For edge use, Panther Lake extends to robotics and industrial AI deployments. Intel is pairing the platform with a Robotics AI software suite and a reference board that merges control and perception on a single chip, cutting cost and complexity for autonomous and machine-vision applications.
Inside the 18A Process Node
Intel 18A marks the transition to 2nm-class chip manufacturing. Developed in the U.S. and now entering high-volume production in Arizona, 18A introduces two key innovations:
- RibbonFET, Intel’s first gate-all-around transistor architecture, and
- PowerVia, a backside power delivery system that reduces interference and improves energy efficiency.
Compared to Intel 3, 18A targets up to 15 percent better performance per watt and about 30 percent higher transistor density. These gains enable higher core counts, better battery life, and greater AI workload performance across both PCs and servers.

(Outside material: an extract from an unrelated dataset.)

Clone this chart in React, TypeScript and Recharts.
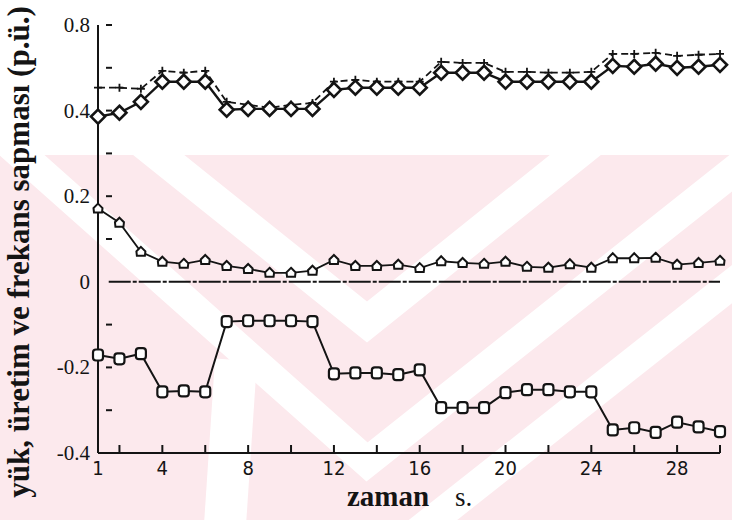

Foveros 3D packaging enables Intel to combine CPU, GPU, NPU, and IO tiles in a single package and even mix process nodes as needed. This approach enables the mixing of nodes, tuning of system-level performance, and acceleration of time-to-market for a broader range of SKUs.
Intel says 18A will support at least three upcoming client and server generations, providing OEMs with a clearer runway for their designs.
Fab 52 and Environmental Design
Beyond its role in chip production, Fab 52 includes a 12-acre water treatment and recycling facility developed in partnership with the City of Chandler. The facility can treat up to nine million gallons per day, supporting Intel’s goal of maintaining a water-positive footprint in Arizona. In 2023 alone, Intel returned over one billion gallons of water to the state’s watershed.
These environmental efforts are part of Intel’s broader sustainability strategy, aiming to align advanced manufacturing with resource stewardship and community partnerships.
Looking Ahead: Execution Will Define Success
Intel says it’s banking on its U.S. expansion and chiplet-based architectures to reassert leadership in client and server computing while strengthening supply chain resilience. However, with competitors like AMD consistently delivering and NVIDIA maintaining substantial platform leverage in AI systems, Intel’s near-term challenge lies in execution.
Key markers include 18A yields in shipping systems, Panther Lake battery life under AI-assisted workloads, software stack maturity, and the pace of OEM rollouts.” For servers, factors such as memory bandwidth per core, platform TCO, and virtualization stability will all play a role in determining whether Clearwater Forest can gain a meaningful share.
AMD and NVIDIA Outlook
In the near term, AMD maintains an execution and availability edge with Zen 5 and 5c Ryzen AI designs showcasing strong NPU and RDNA graphics, and the broad 2026 window for Panther Lake provides AMD time to iterate. For NVIDIA, Intel’s 18A cadence and packaging are positioned as complementary to GPU-centric stacks, with CPUs orchestrating data prep, I/O, security, and scheduling. At the same time, tighter PCIe and CXL coupling keep accelerators saturated. Market adoption will hinge on proof of 18A yields and clocks in shipping systems, real battery life under mixed CPU, GPU, and NPU workloads, ISV readiness for common AI paths, and how fast OEMs roll out validated configs. If Intel achieves those marks, buyers will gain credible CPU options for AI PCs and dense-scale-out servers without disrupting existing NVIDIA-led training and inference pipelines.